Within the listing below, locate all lines containing the word "matplotlib". Copy each one.

━━ Data listing

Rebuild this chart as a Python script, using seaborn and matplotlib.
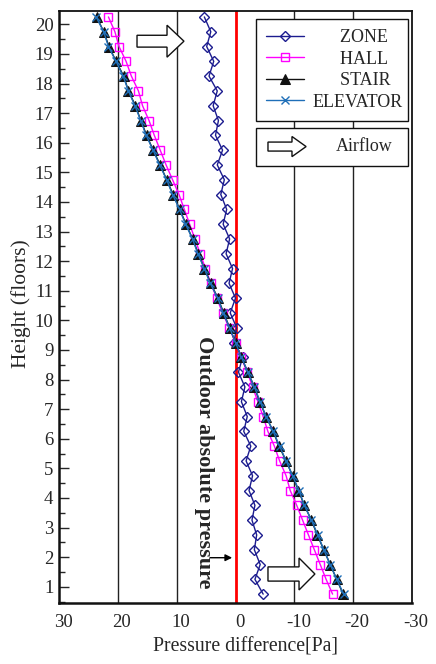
import numpy as np
import pandas as pd
import matplotlib
matplotlib.use("Agg")
import matplotlib.pyplot as plt
import matplotlib.transforms as mtransforms
import seaborn as sns
from matplotlib.patches import Polygon, Rectangle
from matplotlib.ticker import MultipleLocator

# ---------------- data ----------------
height = [20.25, 19.75, 19.25, 18.75, 18.25, 17.75, 17.25, 16.75, 16.25, 15.75,
          15.25, 14.75, 14.25, 13.75, 13.25, 12.75, 12.25, 11.75, 11.25, 10.75,
          10.25, 9.75, 9.25, 8.75, 8.25, 7.75, 7.25, 6.75, 6.25, 5.75,
          5.25, 4.75, 4.25, 3.75, 3.25, 2.75, 2.25, 1.75, 1.25, 0.75]

zone = [5.3, 4.2, 4.9, 3.7, 4.5, 3.1, 3.8, 2.9, 3.4, 2.2,
        3.1, 1.9, 2.5, 1.5, 2.1, 1.0, 1.6, 0.5, 1.1, 0.0,
        0.9, -0.2, 0.3, -1.2, -0.5, -1.6, -1.0, -2.0, -1.4, -2.6,
        -1.8, -2.9, -2.3, -3.3, -2.8, -3.6, -3.2, -4.2, -3.3, -4.7]

hall = [21.6, 20.5, 19.8, 18.6, 17.7, 16.5, 15.8, 14.7, 13.8, 12.8,
        11.8, 10.7, 9.6, 8.7, 7.8, 6.9, 6.0, 5.1, 4.2, 3.2,
        2.2, 1.1, 0.0, -0.95, -2.0, -2.9, -3.8, -4.7, -5.5, -6.6,
        -7.5, -8.6, -9.3, -10.4, -11.4, -12.4, -13.4, -14.4, -15.4, -16.5]

stair = [23.6, 22.4, 21.5, 20.3, 19.0, 18.2, 17.0, 16.1, 15.1, 14.0,
         12.8, 11.7, 10.6, 9.5, 8.4, 7.3, 6.3, 5.3, 4.2, 3.0,
         2.0, 1.0, 0.0, -1.0, -2.1, -3.2, -4.1, -5.2, -6.4, -7.4,
         -8.6, -9.7, -10.7, -11.7, -12.9, -13.9, -15.0, -16.1, -17.2, -18.3]

elevator = [23.7, 22.4, 21.6, 20.3, 19.1, 18.2, 17.1, 16.1, 15.2, 14.0,
            12.9, 11.7, 10.7, 9.5, 8.5, 7.3, 6.4, 5.3, 4.3, 3.0,
            2.1, 1.0, 0.0, -1.0, -2.1, -3.2, -4.2, -5.2, -6.4, -7.5,
            -8.6, -9.7, -10.8, -11.7, -12.9, -14.0, -15.0, -16.1, -17.2, -18.4]

series_names = ["ZONE", "HALL", "STAIR", "ELEVATOR"]
x_ticks = [30, 20, 10, 0, -10, -20, -30]
y_ticks = list(range(1, 21))

# ---------------- style ----------------
sns.set_style("white")
plt.rcParams["font.family"] = ["Liberation Serif", "DejaVu Serif"]

fig = plt.figure(figsize=(4.36, 6.64), dpi=100)
ax = fig.add_axes([59 / 436, 1 - 603 / 664, 353 / 436, 592 / 664])

# gridlines at +-10, +-20 and red zero line
for gx in [20, 10, -10, -20]:
    ax.axvline(gx, color="#222222", lw=1.0, zorder=0)
ax.axvline(0, color="#ff0000", lw=2.0, zorder=1)

styles = {
    "ZONE": dict(color="#1c1c8f", marker="D", markersize=5.0, markerfacecolor="none",
                 markeredgecolor="#1c1c8f", markeredgewidth=1.0, lw=1.0),
    "HALL": dict(color="#ff00ff", marker="s", markersize=6.3, markerfacecolor="none",
                 markeredgecolor="#ff00ff", markeredgewidth=1.0, lw=1.0),
    "STAIR": dict(color="#111111", marker="^", markersize=6.8, markerfacecolor="#111111",
                  markeredgecolor="#111111", lw=1.0),
    "ELEVATOR": dict(color="#1f6fb8", marker="x", markersize=6.3, markeredgecolor="#1f6fb8",
                     markeredgewidth=1.0, lw=1.0),
}
values = {"ZONE": zone, "HALL": hall, "STAIR": stair, "ELEVATOR": elevator}

handles = []
for name in series_names:
    df = pd.DataFrame({"p": values[name], "h": height})
    sns.lineplot(data=df, x="p", y="h", orient="y", sort=False, estimator=None,
                 ax=ax, label=name, zorder=3, **styles[name])
    handles.append(ax.get_lines()[-1])

ax.set_xlim(30, -30)
ax.set_ylim(0.45, 20.45)
ax.set_xticks(x_ticks)
ax.set_xticklabels([str(v) for v in x_ticks])
ax.set_yticks(y_ticks)
ax.yaxis.set_minor_locator(MultipleLocator(0.5))
ax.tick_params(axis="y", which="major", direction="in", length=7, width=1.0,
               left=True, right=False, labelsize=13.5, pad=4)
ax.tick_params(axis="y", which="minor", direction="in", length=4, width=1.0,
               left=True, right=False)
ax.tick_params(axis="x", which="both", length=0, labelsize=13.5, pad=8)

# x tick labels sit slightly right of their gridlines in the reference
offset = mtransforms.ScaledTranslation(4 / 100, 0, fig.dpi_scale_trans)
for lbl in ax.get_xticklabels():
    lbl.set_transform(lbl.get_transform() + offset)

for s in ax.spines.values():
    s.set_color("#111111")
    s.set_linewidth(1.3)
ax.spines["left"].set_linewidth(1.8)
ax.spines["bottom"].set_linewidth(1.8)

ax.set_xlabel("Pressure difference[Pa]", fontsize=14.2)
ax.xaxis.set_label_coords(0.527, -0.058)
ax.set_ylabel("Height (floors)", fontsize=15.5)
ax.yaxis.set_label_coords(-0.08, 0.505)

# Outdoor absolute pressure annotation
ax.text(5.3, 5.2, "Outdoor absolute pressure", rotation=270, ha="center", va="center",
        fontsize=16, fontweight="bold", zorder=4)
ax.annotate("", xy=(0.1, 1.98), xytext=(4.8, 1.98),
            arrowprops=dict(arrowstyle="-|>", color="black", lw=1.0, mutation_scale=10))

# legend
labels_padded = ["      ZONE", "      HALL", "      STAIR", "ELEVATOR"]
leg = ax.legend(handles, labels_padded, loc="upper left",
                bbox_to_anchor=(0.558, 0.986, 0.431, 0.0), mode="expand",
                borderaxespad=0, fontsize=13, frameon=True, fancybox=False,
                edgecolor="#111111", framealpha=1, handlelength=2.1,
                handletextpad=0.5, labelspacing=0.25, borderpad=0.55)
leg.get_frame().set_linewidth(1.0)


def block_arrow(x0, x1, xh, yc, bh, hh, **kw):
    pts = [(x0, yc - bh), (xh, yc - bh), (xh, yc - hh), (x1, yc),
           (xh, yc + hh), (xh, yc + bh), (x0, yc + bh)]
    return Polygon(pts, closed=True, transform=ax.transAxes, **kw)


arrow_kw = dict(facecolor="white", edgecolor="#111111", lw=1.0, zorder=5)
ax.add_patch(block_arrow(0.221, 0.354, 0.306, 0.949, 0.010, 0.027, **arrow_kw))
ax.add_patch(block_arrow(0.592, 0.725, 0.680, 0.049, 0.012, 0.027, **arrow_kw))

# Airflow box
ax.add_patch(Rectangle((0.558, 0.738), 0.431, 0.064, transform=ax.transAxes,
                       facecolor="white", edgecolor="#111111", lw=1.0, zorder=5))
ax.add_patch(block_arrow(0.592, 0.700, 0.660, 0.771, 0.0076, 0.017,
                         facecolor="white", edgecolor="#111111", lw=1.0, zorder=6))
ax.text(0.864, 0.771, "Airflow", transform=ax.transAxes, ha="center", va="center",
        fontsize=13, zorder=6)

fig.savefig("out.png", dpi=100)
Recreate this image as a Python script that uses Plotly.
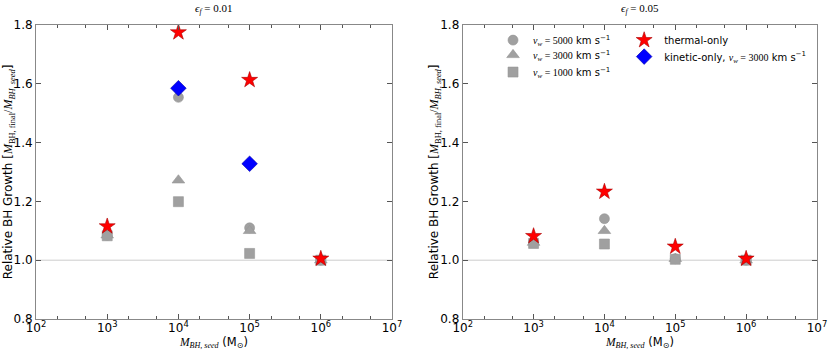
import plotly.graph_objects as go

# seed masses (Msun)
mass = [1e3, 1e4, 1e5, 1e6]

# eps_f = 0.01
v5000_a = [1.085, 1.554, 1.110, 1.000]
v3000_a = [1.085, 1.272, 1.100, 1.000]
v1000_a = [1.083, 1.199, 1.023, 1.000]
thermal_a = [1.115, 1.775, 1.613, 1.005]
kinetic_a = [None, 1.585, 1.328, None]

# eps_f = 0.05
v5000_b = [1.060, 1.141, 1.005, 1.000]
v3000_b = [1.060, 1.100, 1.005, 1.000]
v1000_b = [1.057, 1.055, 1.003, 1.000]
thermal_b = [1.082, 1.233, 1.046, 1.005]

xtick_vals = [1e2, 1e3, 1e4, 1e5, 1e6, 1e7]
xtick_text = ["10<sup>%d</sup>" % k for k in range(2, 8)]
ytick_vals = [0.8, 1.0, 1.2, 1.4, 1.6, 1.8]

SERIF = "Liberation Serif"
SANS = "DejaVu Sans"
GRAY = "#a0a0a0"


def ser(s):
    return '<span style="font-family:%s">%s</span>' % (SERIF, s)


def vw_label(v):
    return ser("<i>v<sub>w</sub></i> = %d") % v + " km s<sup>−1</sup>"


fig = go.Figure()

# each legend row gets its own legend box so rows can sit close like the original
series = [
    ("circle", 10, v5000_a, v5000_b, vw_label(5000), "legend"),
    ("triangle-up", 11, v3000_a, v3000_b, vw_label(3000), "legend2"),
    ("square", 10, v1000_a, v1000_b, vw_label(1000), "legend3"),
]

for sym, size, ya, yb, name, leg in series:
    mk = dict(symbol=sym, size=size, color=GRAY, line=dict(color="#959595", width=0.6))
    fig.add_trace(go.Scatter(x=mass, y=ya, mode="markers", name=name, showlegend=False,
                             marker=mk, xaxis="x", yaxis="y"))
    fig.add_trace(go.Scatter(x=mass, y=yb, mode="markers", name=name, legend=leg,
                             marker=mk, xaxis="x2", yaxis="y2"))

star = dict(symbol="star", size=12, color="#ff0000", line=dict(color="#aa0000", width=0.6))
fig.add_trace(go.Scatter(x=mass, y=thermal_a, mode="markers", name="thermal-only", showlegend=False,
                         marker=star, xaxis="x", yaxis="y"))
fig.add_trace(go.Scatter(x=mass, y=thermal_b, mode="markers", name="thermal-only", legend="legend4",
                         marker=star, xaxis="x2", yaxis="y2"))
fig.add_trace(go.Scatter(x=mass, y=kinetic_a, mode="markers",
                         name="kinetic-only, " + ser("<i>v<sub>w</sub></i> = 3000") + " km s<sup>−1</sup>",
                         legend="legend5",
                         marker=dict(symbol="diamond", size=12, color="#0000ff", line=dict(color="#0000aa", width=0.6)),
                         xaxis="x", yaxis="y"))

xax = dict(type="log", range=[2, 7], tickvals=xtick_vals, ticktext=xtick_text, automargin=False,
           ticks="inside", ticklen=5, tickcolor="#555", mirror="allticks", ticklabelstandoff=-2,
           showline=True, linecolor="#888", linewidth=1, showgrid=False, zeroline=False,
           minor=dict(ticks="inside", ticklen=3, tickcolor="#555", showgrid=False),
           tickfont=dict(family=SANS, size=12, color="#000"))
yax = dict(range=[0.8, 1.8], tickvals=ytick_vals, tickformat=".1f", automargin=False,
           ticks="inside", ticklen=5, tickcolor="#555", mirror="allticks",
           showline=True, linecolor="#888", linewidth=1, showgrid=False, zeroline=False,
           tickfont=dict(family=SANS, size=12, color="#000"))

xtitle = ser("<i>M<sub>BH, seed</sub></i>") + " (M<sub>⊙</sub>)"
ytitle = "Relative BH Growth [" + ser("<i>M</i><sub>BH, final</sub>/<i>M</i><sub><i>BH, seed</i></sub>") + "]"


def leg(x, y):
    return dict(x=x, y=y, xanchor="left", yanchor="top", bgcolor="rgba(0,0,0,0)",
                font=dict(family=SANS, size=10), tracegroupgap=0, itemwidth=30)


annotations = []
for xc, yc, eps in [(0.2578, 0.0112, "0.01"), (0.7709, 0.5243, "0.05")]:
    annotations.append(dict(text=ser("<i>ϵ<sub>f</sub></i> = " + eps), x=xc, y=1.0, xref="paper", yref="paper",
                            xanchor="center", yanchor="top", showarrow=False, font=dict(size=11)))
    annotations.append(dict(text=xtitle, x=xc, y=0.0, xref="paper", yref="paper", yshift=-1,
                            xanchor="center", yanchor="bottom", showarrow=False, font=dict(size=11.5)))
    annotations.append(dict(text=ytitle, x=yc, y=0.51, xref="paper", yref="paper", textangle=-90,
                            xanchor="center", yanchor="middle", showarrow=False, font=dict(size=12)))

fig.update_layout(
    width=830, height=351,
    margin=dict(l=0, r=0, t=0, b=0, autoexpand=False),
    paper_bgcolor="white", plot_bgcolor="white",
    font=dict(family=SANS, size=12, color="#000"),
    xaxis=dict(xax, domain=[0.0434, 0.4723], anchor="y"),
    yaxis=dict(yax, domain=[0.0912, 0.9288], anchor="x"),
    xaxis2=dict(xax, domain=[0.5575, 0.9843], anchor="y2"),
    yaxis2=dict(yax, domain=[0.0912, 0.9288], anchor="x2"),
    legend=leg(0.594, 0.927),
    legend2=leg(0.594, 0.885),
    legend3=leg(0.594, 0.836),
    legend4=leg(0.752, 0.927),
    legend5=leg(0.752, 0.880),
    annotations=annotations,
    shapes=[
        dict(type="line", xref="x domain", yref="y", x0=0, x1=1, y0=1.0, y1=1.0,
             line=dict(color="#cccccc", width=1), layer="below"),
        dict(type="line", xref="x2 domain", yref="y2", x0=0, x1=1, y0=1.0, y1=1.0,
             line=dict(color="#cccccc", width=1), layer="below"),
    ],
)

fig.write_html("out.html", config={"displayModeBar": False},
               post_script="document.body.style.margin='0';")
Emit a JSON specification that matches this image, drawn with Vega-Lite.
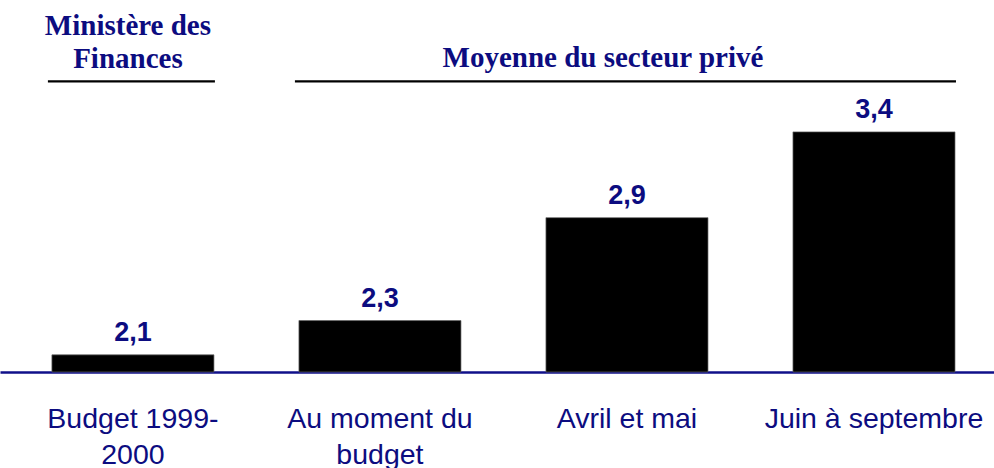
{
  "$schema": "https://vega.github.io/schema/vega-lite/v6.json",
  "width": 994,
  "height": 372,
  "autosize": {"type": "none"},
  "padding": {"left": 0, "top": 0, "right": 0, "bottom": 96},
  "background": "white",
  "config": {"view": {"stroke": null}},
  "datasets": {
    "bars": [
      {"period": "Budget 1999-\n2000", "value": 2.1, "label": "2,1"},
      {"period": "Au moment du\nbudget", "value": 2.3, "label": "2,3"},
      {"period": "Avril et mai", "value": 2.9, "label": "2,9"},
      {"period": "Juin à septembre", "value": 3.4, "label": "3,4"}
    ],
    "headers": [
      {"group": "ministere", "header": "Ministère des\nFinances", "from": "Budget 1999-\n2000", "to": "Budget 1999-\n2000", "center": "Budget 1999-\n2000"},
      {"group": "prive", "header": "Moyenne du secteur privé", "from": "Au moment du\nbudget", "to": "Juin à septembre", "center": "Avril et mai"}
    ]
  },
  "encoding": {
    "x": {
      "field": "period",
      "type": "nominal",
      "sort": null,
      "scale": {
        "domain": ["Budget 1999-\n2000", "Au moment du\nbudget", "Avril et mai", "Juin à septembre"],
        "paddingInner": 0.344,
        "paddingOuter": 0.184,
        "align": 0.571
      },
      "axis": {
        "title": null,
        "labelAngle": 0,
        "ticks": false,
        "tickSize": 0,
        "domain": true,
        "domainColor": "#10108a",
        "domainWidth": 2.5,
        "labelExpr": "split(datum.label, '\\n')",
        "labelFont": "Liberation Sans",
        "labelFontSize": 28.5,
        "labelColor": "#0c0c80",
        "labelBaseline": "alphabetic",
        "labelPadding": 55,
        "labelLineHeight": 36,
        "labelAlign": "center",
        "labelLimit": 0,
        "labelOverlap": false
      }
    }
  },
  "layer": [
    {
      "data": {"name": "bars"},
      "mark": {"type": "bar", "color": "black", "stroke": "#666666", "strokeWidth": 0.7},
      "encoding": {
        "y": {"field": "value", "type": "quantitative", "scale": {"domain": [2.0, 4.169], "nice": false, "zero": false}, "axis": null},
        "y2": {"datum": 2.0}
      }
    },
    {
      "data": {"name": "bars"},
      "mark": {"type": "text", "font": "Liberation Sans", "fontWeight": "bold", "fontSize": 27, "color": "#0c0c80", "baseline": "alphabetic", "align": "center", "dy": -14},
      "encoding": {
        "y": {"field": "value", "type": "quantitative"},
        "text": {"field": "label"}
      }
    },
    {
      "data": {"name": "headers"},
      "mark": {"type": "rule", "color": "black", "strokeWidth": 2.2, "xOffset": -4, "x2Offset": 82},
      "encoding": {
        "x": {"field": "from", "type": "nominal", "bandPosition": 0},
        "x2": {"field": "to"},
        "y": {"datum": 3.694}
      }
    },
    {
      "data": {"name": "headers"},
      "transform": [{"filter": "datum.group == 'ministere'"}],
      "mark": {"type": "text", "font": "Liberation Serif", "fontWeight": "bold", "fontSize": 29, "color": "#0c0c80", "baseline": "alphabetic", "align": "center", "lineBreak": "\n", "lineHeight": 33, "dx": -5},
      "encoding": {
        "x": {"field": "center", "type": "nominal"},
        "y": {"datum": 3.965},
        "text": {"field": "header"}
      }
    },
    {
      "data": {"name": "headers"},
      "transform": [{"filter": "datum.group == 'prive'"}],
      "mark": {"type": "text", "font": "Liberation Serif", "fontWeight": "bold", "fontSize": 29, "color": "#0c0c80", "baseline": "alphabetic", "align": "center", "lineBreak": "\n", "lineHeight": 33, "dx": -24},
      "encoding": {
        "x": {"field": "center", "type": "nominal"},
        "y": {"datum": 3.778},
        "text": {"field": "header"}
      }
    }
  ]
}
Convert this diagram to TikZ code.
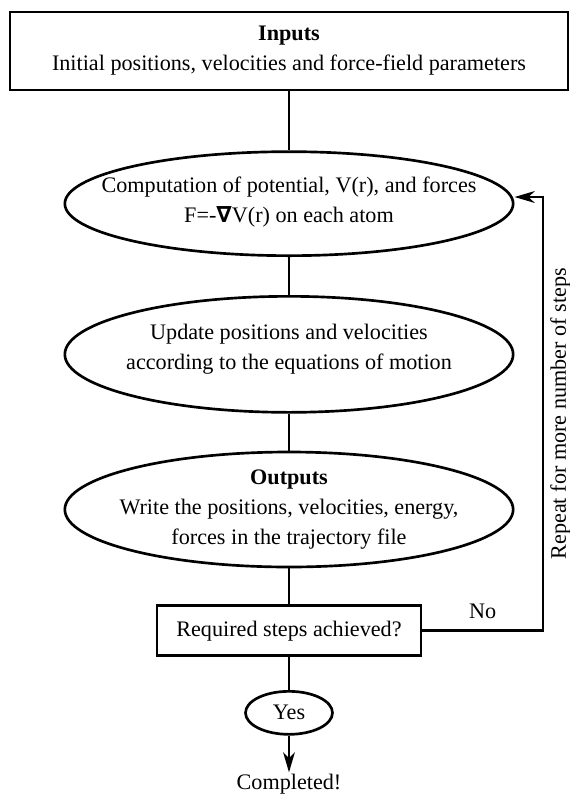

━━━━

- _Answer for the task_:
Rebuild this chart as a Python script, using seaborn and matplotlib.
import matplotlib
matplotlib.use("Agg")
import matplotlib.pyplot as plt
import matplotlib.transforms as mtransforms
from matplotlib.patches import Polygon, Rectangle
from matplotlib.ticker import MultipleLocator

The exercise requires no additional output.